» Given problem:
Check each line of the listing, and copy it if it contains the word "with".
## begin Exercise materials
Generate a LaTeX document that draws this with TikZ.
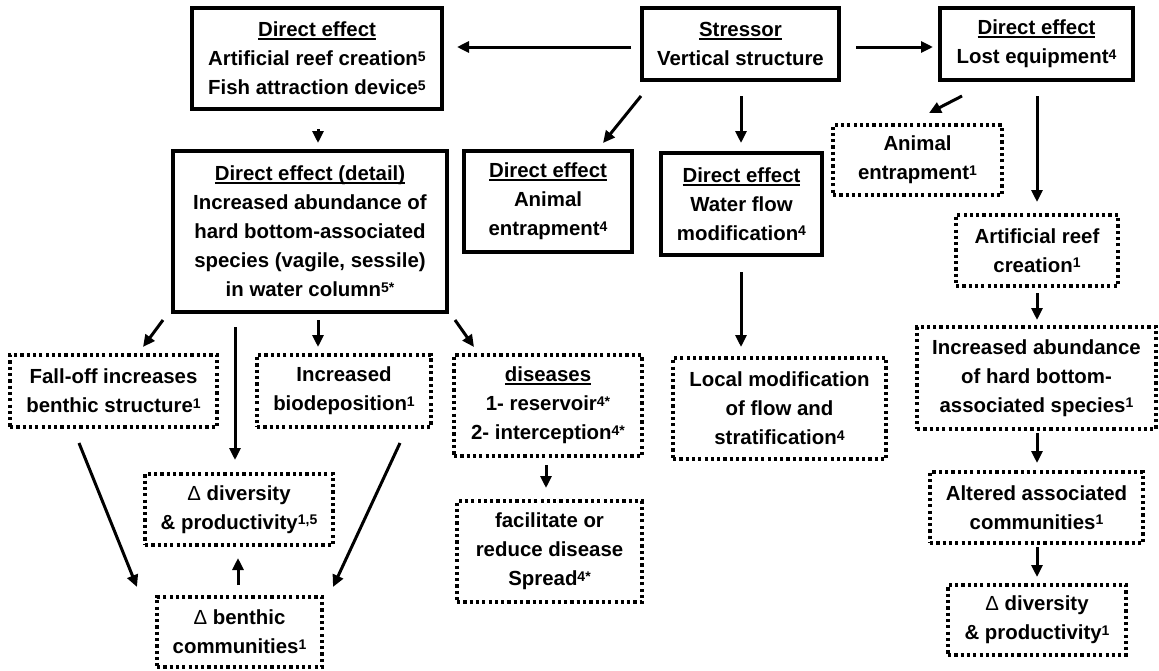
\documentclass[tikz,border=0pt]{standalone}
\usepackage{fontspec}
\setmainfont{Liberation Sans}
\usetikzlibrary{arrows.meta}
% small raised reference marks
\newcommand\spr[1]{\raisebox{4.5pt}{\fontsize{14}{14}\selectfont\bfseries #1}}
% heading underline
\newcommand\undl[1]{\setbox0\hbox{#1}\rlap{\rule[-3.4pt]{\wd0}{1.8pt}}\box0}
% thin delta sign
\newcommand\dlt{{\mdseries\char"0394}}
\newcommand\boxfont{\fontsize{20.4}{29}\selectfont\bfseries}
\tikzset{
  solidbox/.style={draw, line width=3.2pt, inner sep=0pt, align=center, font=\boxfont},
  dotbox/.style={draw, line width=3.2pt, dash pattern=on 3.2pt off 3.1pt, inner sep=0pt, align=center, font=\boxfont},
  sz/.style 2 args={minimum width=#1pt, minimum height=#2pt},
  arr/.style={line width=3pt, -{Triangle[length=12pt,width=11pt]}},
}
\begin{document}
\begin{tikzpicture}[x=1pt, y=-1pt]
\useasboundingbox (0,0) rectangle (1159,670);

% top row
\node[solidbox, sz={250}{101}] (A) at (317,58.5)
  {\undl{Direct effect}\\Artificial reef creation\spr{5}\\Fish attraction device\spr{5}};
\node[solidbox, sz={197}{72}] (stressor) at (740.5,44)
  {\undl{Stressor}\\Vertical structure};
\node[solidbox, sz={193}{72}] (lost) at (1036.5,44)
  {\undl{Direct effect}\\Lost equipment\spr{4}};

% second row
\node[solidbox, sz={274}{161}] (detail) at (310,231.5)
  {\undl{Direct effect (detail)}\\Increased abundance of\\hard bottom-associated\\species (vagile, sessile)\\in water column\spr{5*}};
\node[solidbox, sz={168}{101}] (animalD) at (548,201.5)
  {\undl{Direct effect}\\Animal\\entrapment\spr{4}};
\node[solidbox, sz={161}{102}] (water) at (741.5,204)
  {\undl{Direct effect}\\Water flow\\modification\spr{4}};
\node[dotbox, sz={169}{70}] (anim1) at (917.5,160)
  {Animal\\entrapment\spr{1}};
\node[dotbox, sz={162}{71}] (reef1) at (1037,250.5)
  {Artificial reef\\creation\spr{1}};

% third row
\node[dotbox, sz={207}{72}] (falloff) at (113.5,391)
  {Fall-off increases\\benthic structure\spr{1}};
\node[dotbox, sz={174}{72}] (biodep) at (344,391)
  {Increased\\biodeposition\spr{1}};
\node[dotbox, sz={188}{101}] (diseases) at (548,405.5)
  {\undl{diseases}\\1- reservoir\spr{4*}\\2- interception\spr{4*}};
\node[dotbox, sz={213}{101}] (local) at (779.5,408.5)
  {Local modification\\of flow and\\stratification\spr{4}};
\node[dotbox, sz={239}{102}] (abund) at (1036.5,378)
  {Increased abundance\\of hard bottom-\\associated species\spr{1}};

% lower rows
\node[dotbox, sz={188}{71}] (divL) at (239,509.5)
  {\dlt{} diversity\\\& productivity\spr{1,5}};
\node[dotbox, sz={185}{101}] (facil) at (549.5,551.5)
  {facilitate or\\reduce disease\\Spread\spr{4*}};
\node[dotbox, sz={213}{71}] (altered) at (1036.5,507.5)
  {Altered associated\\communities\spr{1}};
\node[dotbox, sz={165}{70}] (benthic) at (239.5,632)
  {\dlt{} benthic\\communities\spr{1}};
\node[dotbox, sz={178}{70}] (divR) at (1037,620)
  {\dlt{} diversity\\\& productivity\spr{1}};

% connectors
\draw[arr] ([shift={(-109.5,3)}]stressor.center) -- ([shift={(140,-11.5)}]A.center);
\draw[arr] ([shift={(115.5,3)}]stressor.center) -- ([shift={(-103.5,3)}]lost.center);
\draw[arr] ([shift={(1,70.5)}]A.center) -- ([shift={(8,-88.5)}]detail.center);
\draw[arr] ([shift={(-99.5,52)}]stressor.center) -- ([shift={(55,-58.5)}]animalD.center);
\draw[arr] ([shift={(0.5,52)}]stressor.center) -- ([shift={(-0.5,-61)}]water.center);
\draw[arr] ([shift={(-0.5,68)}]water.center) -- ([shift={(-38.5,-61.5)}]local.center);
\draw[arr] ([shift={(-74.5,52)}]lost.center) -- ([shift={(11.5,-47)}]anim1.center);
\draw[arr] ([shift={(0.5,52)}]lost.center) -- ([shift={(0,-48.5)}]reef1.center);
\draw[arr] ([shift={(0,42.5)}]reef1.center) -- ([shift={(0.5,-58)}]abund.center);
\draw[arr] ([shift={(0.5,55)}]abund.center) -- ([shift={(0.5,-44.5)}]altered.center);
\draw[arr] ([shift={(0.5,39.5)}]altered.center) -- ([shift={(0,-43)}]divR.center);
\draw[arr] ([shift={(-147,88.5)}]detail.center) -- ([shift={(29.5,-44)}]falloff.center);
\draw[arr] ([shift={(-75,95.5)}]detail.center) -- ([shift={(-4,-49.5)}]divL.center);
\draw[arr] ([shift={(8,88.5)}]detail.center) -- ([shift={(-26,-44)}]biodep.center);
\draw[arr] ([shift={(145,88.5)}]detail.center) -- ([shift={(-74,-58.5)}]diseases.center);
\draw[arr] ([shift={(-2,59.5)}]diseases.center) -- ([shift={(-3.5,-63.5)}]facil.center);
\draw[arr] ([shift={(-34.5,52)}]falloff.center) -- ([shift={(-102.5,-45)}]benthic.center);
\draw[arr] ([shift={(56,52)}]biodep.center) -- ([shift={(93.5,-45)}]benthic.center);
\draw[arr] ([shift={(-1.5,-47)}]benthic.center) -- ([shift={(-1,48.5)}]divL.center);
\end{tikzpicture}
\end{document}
## end Exercise materials
## begin Exercise materials
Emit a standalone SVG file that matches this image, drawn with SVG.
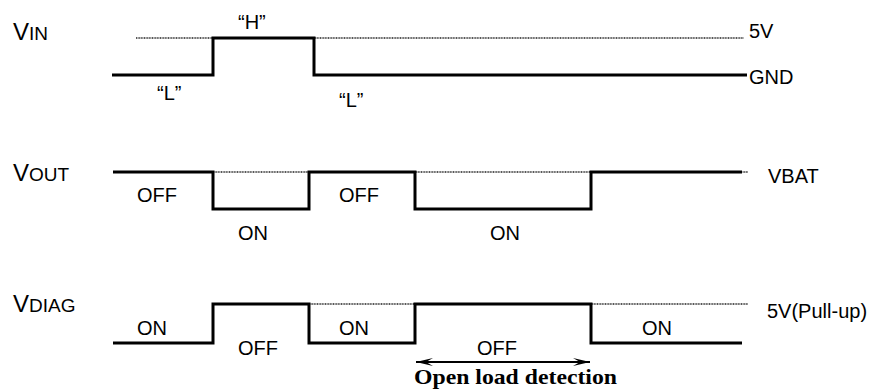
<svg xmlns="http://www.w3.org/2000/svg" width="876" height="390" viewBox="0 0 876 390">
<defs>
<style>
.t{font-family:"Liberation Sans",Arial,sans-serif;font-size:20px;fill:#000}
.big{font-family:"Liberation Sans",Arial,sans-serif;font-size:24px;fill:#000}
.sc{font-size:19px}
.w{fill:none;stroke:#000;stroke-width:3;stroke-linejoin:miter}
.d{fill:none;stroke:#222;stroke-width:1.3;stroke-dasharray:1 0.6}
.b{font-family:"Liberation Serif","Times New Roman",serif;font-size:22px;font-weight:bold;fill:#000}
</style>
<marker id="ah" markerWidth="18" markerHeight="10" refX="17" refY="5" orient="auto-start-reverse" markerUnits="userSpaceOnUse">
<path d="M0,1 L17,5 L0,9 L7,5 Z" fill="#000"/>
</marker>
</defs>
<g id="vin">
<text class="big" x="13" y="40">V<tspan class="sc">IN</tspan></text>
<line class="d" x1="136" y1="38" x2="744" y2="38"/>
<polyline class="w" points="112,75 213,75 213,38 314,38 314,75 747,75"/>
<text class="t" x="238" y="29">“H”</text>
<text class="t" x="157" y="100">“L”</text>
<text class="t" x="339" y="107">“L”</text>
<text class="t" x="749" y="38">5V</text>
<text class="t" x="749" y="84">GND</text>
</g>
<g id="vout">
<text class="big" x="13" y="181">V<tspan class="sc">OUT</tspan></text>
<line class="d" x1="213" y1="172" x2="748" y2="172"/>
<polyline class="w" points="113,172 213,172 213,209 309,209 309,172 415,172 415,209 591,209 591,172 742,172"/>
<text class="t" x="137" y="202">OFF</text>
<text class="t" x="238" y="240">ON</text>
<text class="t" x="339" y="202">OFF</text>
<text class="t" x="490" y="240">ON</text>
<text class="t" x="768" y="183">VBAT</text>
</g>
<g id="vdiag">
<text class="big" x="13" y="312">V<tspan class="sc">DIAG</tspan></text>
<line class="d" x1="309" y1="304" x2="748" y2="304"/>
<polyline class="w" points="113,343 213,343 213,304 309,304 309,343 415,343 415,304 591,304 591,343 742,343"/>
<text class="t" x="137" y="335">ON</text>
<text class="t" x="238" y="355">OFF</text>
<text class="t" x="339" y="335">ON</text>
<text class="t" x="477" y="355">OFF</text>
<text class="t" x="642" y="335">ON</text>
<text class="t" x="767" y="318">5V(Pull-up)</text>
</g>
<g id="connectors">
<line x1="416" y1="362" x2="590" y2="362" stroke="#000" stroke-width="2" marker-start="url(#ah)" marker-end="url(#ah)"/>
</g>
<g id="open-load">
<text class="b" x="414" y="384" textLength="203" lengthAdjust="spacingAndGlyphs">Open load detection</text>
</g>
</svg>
## end Exercise materials
» Answer to the exercise:
Generate a LaTeX document that draws this with TikZ.
Emit a standalone SVG file that matches this image, drawn with SVG.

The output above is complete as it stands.